+++ Information provided
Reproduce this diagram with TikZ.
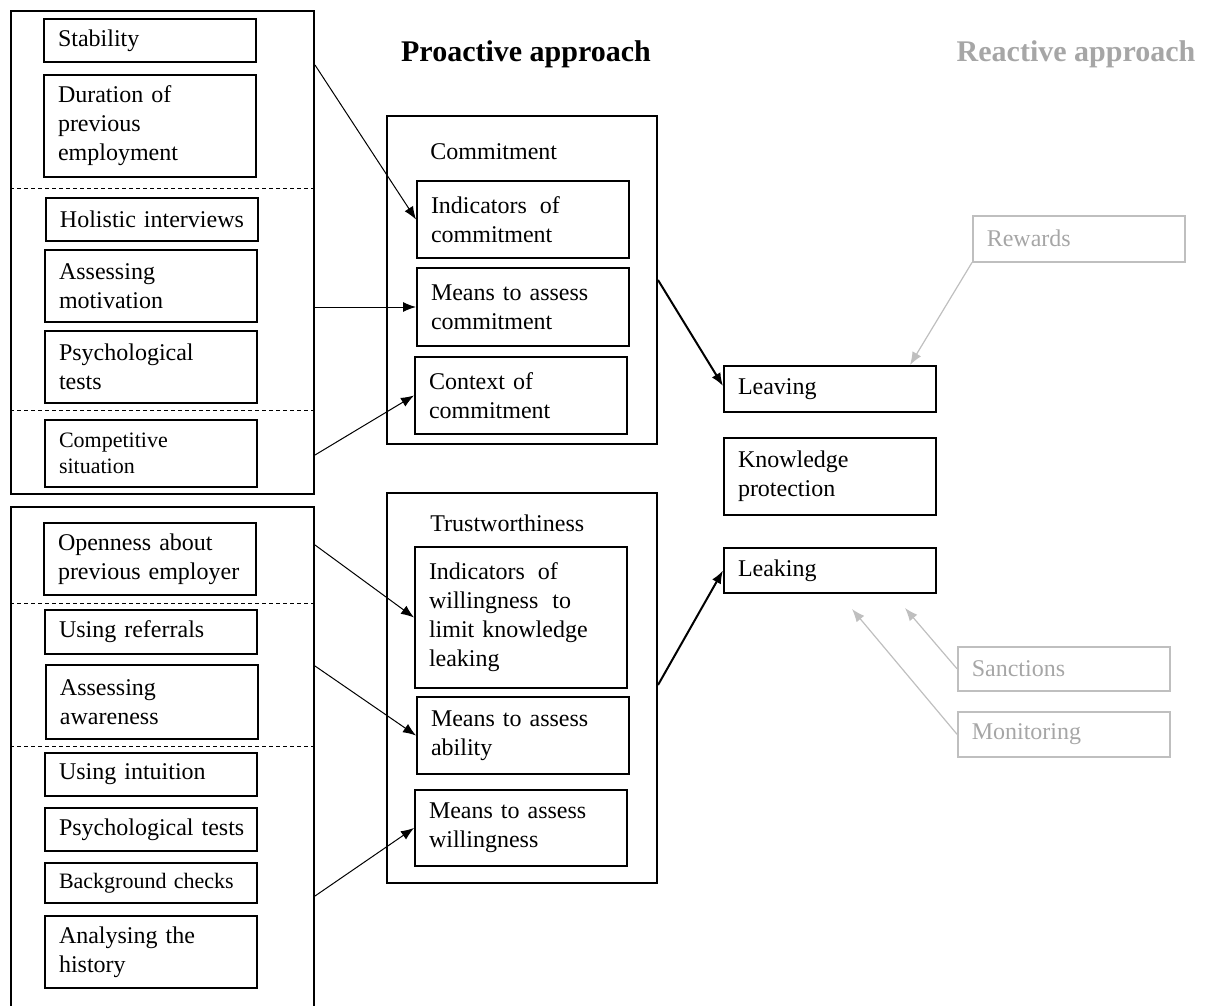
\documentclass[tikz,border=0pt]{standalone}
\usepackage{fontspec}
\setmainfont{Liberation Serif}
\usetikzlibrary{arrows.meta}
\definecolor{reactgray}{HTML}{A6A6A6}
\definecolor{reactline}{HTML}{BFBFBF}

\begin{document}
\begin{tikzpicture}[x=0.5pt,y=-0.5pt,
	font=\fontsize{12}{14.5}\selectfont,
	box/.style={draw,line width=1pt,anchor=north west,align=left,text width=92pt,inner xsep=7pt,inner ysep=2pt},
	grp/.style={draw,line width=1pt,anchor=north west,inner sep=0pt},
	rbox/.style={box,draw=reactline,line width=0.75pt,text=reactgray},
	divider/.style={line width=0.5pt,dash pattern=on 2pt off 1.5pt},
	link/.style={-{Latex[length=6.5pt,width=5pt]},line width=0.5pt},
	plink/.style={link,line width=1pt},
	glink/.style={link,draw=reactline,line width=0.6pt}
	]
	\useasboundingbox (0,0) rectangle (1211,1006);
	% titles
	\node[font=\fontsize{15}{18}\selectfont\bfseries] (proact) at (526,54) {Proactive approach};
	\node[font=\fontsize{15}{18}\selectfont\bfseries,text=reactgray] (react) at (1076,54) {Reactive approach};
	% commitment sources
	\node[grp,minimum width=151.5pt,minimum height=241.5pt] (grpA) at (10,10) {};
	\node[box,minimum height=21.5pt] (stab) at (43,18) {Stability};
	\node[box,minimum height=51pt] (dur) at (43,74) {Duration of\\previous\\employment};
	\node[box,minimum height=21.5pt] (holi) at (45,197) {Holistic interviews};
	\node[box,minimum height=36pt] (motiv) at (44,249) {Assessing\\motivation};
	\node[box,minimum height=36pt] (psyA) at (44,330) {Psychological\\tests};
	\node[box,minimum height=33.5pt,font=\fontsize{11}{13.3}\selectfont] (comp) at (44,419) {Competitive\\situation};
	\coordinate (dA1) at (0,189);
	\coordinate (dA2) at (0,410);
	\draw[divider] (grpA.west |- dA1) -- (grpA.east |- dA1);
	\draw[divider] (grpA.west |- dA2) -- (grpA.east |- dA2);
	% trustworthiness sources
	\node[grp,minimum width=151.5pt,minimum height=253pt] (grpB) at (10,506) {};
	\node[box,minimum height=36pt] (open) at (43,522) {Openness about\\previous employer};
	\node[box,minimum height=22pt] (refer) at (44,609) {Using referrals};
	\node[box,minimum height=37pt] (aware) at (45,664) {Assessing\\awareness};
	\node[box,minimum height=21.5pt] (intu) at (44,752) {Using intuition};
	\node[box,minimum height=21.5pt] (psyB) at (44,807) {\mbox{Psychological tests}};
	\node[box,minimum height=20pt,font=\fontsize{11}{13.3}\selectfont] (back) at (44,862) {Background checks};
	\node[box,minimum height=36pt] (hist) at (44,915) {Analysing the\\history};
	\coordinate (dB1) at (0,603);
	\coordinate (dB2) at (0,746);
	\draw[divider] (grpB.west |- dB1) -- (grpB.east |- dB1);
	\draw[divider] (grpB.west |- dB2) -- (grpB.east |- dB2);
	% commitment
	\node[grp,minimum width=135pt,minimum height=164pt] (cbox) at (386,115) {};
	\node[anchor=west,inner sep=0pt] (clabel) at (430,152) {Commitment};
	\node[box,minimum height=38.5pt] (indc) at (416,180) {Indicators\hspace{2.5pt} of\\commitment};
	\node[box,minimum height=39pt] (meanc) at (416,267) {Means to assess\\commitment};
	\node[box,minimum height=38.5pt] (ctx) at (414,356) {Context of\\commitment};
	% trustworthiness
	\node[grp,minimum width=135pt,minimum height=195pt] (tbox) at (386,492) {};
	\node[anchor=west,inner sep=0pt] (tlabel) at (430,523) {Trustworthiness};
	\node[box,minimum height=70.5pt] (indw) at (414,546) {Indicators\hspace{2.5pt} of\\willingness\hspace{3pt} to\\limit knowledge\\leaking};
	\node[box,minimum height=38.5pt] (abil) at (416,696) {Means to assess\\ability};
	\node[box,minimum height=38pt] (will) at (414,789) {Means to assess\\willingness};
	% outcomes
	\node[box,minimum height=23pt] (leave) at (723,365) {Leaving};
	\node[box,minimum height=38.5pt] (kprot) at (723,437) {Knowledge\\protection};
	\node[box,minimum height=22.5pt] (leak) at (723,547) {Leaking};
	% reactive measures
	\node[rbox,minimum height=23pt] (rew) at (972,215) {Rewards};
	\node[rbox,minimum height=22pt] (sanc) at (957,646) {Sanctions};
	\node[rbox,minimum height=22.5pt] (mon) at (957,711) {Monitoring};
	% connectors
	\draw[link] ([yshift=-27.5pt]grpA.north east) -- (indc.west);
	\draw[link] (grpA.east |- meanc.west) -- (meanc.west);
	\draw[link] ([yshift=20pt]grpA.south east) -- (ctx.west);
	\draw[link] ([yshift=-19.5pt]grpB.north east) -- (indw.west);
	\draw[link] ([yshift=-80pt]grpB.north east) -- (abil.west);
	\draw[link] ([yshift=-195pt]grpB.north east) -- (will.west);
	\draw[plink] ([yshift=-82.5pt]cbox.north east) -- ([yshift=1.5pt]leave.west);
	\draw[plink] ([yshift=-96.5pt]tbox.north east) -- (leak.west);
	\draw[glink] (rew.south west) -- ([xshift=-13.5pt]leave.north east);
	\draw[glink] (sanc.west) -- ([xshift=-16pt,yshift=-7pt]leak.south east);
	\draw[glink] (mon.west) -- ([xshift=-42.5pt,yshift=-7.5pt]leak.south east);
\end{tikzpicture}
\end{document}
++++++
What to produce:
Copy the listing in full and without alteration, omitting every picture.

Task response:
Reproduce this diagram with TikZ.
\documentclass[tikz,border=0pt]{standalone}
\usepackage{fontspec}
\setmainfont{Liberation Serif}
\usetikzlibrary{arrows.meta}
\definecolor{reactgray}{HTML}{A6A6A6}
\definecolor{reactline}{HTML}{BFBFBF}

\begin{document}
\begin{tikzpicture}[x=0.5pt,y=-0.5pt,
	font=\fontsize{12}{14.5}\selectfont,
	box/.style={draw,line width=1pt,anchor=north west,align=left,text width=92pt,inner xsep=7pt,inner ysep=2pt},
	grp/.style={draw,line width=1pt,anchor=north west,inner sep=0pt},
	rbox/.style={box,draw=reactline,line width=0.75pt,text=reactgray},
	divider/.style={line width=0.5pt,dash pattern=on 2pt off 1.5pt},
	link/.style={-{Latex[length=6.5pt,width=5pt]},line width=0.5pt},
	plink/.style={link,line width=1pt},
	glink/.style={link,draw=reactline,line width=0.6pt}
	]
	\useasboundingbox (0,0) rectangle (1211,1006);
	% titles
	\node[font=\fontsize{15}{18}\selectfont\bfseries] (proact) at (526,54) {Proactive approach};
	\node[font=\fontsize{15}{18}\selectfont\bfseries,text=reactgray] (react) at (1076,54) {Reactive approach};
	% commitment sources
	\node[grp,minimum width=151.5pt,minimum height=241.5pt] (grpA) at (10,10) {};
	\node[box,minimum height=21.5pt] (stab) at (43,18) {Stability};
	\node[box,minimum height=51pt] (dur) at (43,74) {Duration of\\previous\\employment};
	\node[box,minimum height=21.5pt] (holi) at (45,197) {Holistic interviews};
	\node[box,minimum height=36pt] (motiv) at (44,249) {Assessing\\motivation};
	\node[box,minimum height=36pt] (psyA) at (44,330) {Psychological\\tests};
	\node[box,minimum height=33.5pt,font=\fontsize{11}{13.3}\selectfont] (comp) at (44,419) {Competitive\\situation};
	\coordinate (dA1) at (0,189);
	\coordinate (dA2) at (0,410);
	\draw[divider] (grpA.west |- dA1) -- (grpA.east |- dA1);
	\draw[divider] (grpA.west |- dA2) -- (grpA.east |- dA2);
	% trustworthiness sources
	\node[grp,minimum width=151.5pt,minimum height=253pt] (grpB) at (10,506) {};
	\node[box,minimum height=36pt] (open) at (43,522) {Openness about\\previous employer};
	\node[box,minimum height=22pt] (refer) at (44,609) {Using referrals};
	\node[box,minimum height=37pt] (aware) at (45,664) {Assessing\\awareness};
	\node[box,minimum height=21.5pt] (intu) at (44,752) {Using intuition};
	\node[box,minimum height=21.5pt] (psyB) at (44,807) {\mbox{Psychological tests}};
	\node[box,minimum height=20pt,font=\fontsize{11}{13.3}\selectfont] (back) at (44,862) {Background checks};
	\node[box,minimum height=36pt] (hist) at (44,915) {Analysing the\\history};
	\coordinate (dB1) at (0,603);
	\coordinate (dB2) at (0,746);
	\draw[divider] (grpB.west |- dB1) -- (grpB.east |- dB1);
	\draw[divider] (grpB.west |- dB2) -- (grpB.east |- dB2);
	% commitment
	\node[grp,minimum width=135pt,minimum height=164pt] (cbox) at (386,115) {};
	\node[anchor=west,inner sep=0pt] (clabel) at (430,152) {Commitment};
	\node[box,minimum height=38.5pt] (indc) at (416,180) {Indicators\hspace{2.5pt} of\\commitment};
	\node[box,minimum height=39pt] (meanc) at (416,267) {Means to assess\\commitment};
	\node[box,minimum height=38.5pt] (ctx) at (414,356) {Context of\\commitment};
	% trustworthiness
	\node[grp,minimum width=135pt,minimum height=195pt] (tbox) at (386,492) {};
	\node[anchor=west,inner sep=0pt] (tlabel) at (430,523) {Trustworthiness};
	\node[box,minimum height=70.5pt] (indw) at (414,546) {Indicators\hspace{2.5pt} of\\willingness\hspace{3pt} to\\limit knowledge\\leaking};
	\node[box,minimum height=38.5pt] (abil) at (416,696) {Means to assess\\ability};
	\node[box,minimum height=38pt] (will) at (414,789) {Means to assess\\willingness};
	% outcomes
	\node[box,minimum height=23pt] (leave) at (723,365) {Leaving};
	\node[box,minimum height=38.5pt] (kprot) at (723,437) {Knowledge\\protection};
	\node[box,minimum height=22.5pt] (leak) at (723,547) {Leaking};
	% reactive measures
	\node[rbox,minimum height=23pt] (rew) at (972,215) {Rewards};
	\node[rbox,minimum height=22pt] (sanc) at (957,646) {Sanctions};
	\node[rbox,minimum height=22.5pt] (mon) at (957,711) {Monitoring};
	% connectors
	\draw[link] ([yshift=-27.5pt]grpA.north east) -- (indc.west);
	\draw[link] (grpA.east |- meanc.west) -- (meanc.west);
	\draw[link] ([yshift=20pt]grpA.south east) -- (ctx.west);
	\draw[link] ([yshift=-19.5pt]grpB.north east) -- (indw.west);
	\draw[link] ([yshift=-80pt]grpB.north east) -- (abil.west);
	\draw[link] ([yshift=-195pt]grpB.north east) -- (will.west);
	\draw[plink] ([yshift=-82.5pt]cbox.north east) -- ([yshift=1.5pt]leave.west);
	\draw[plink] ([yshift=-96.5pt]tbox.north east) -- (leak.west);
	\draw[glink] (rew.south west) -- ([xshift=-13.5pt]leave.north east);
	\draw[glink] (sanc.west) -- ([xshift=-16pt,yshift=-7pt]leak.south east);
	\draw[glink] (mon.west) -- ([xshift=-42.5pt,yshift=-7.5pt]leak.south east);
\end{tikzpicture}
\end{document}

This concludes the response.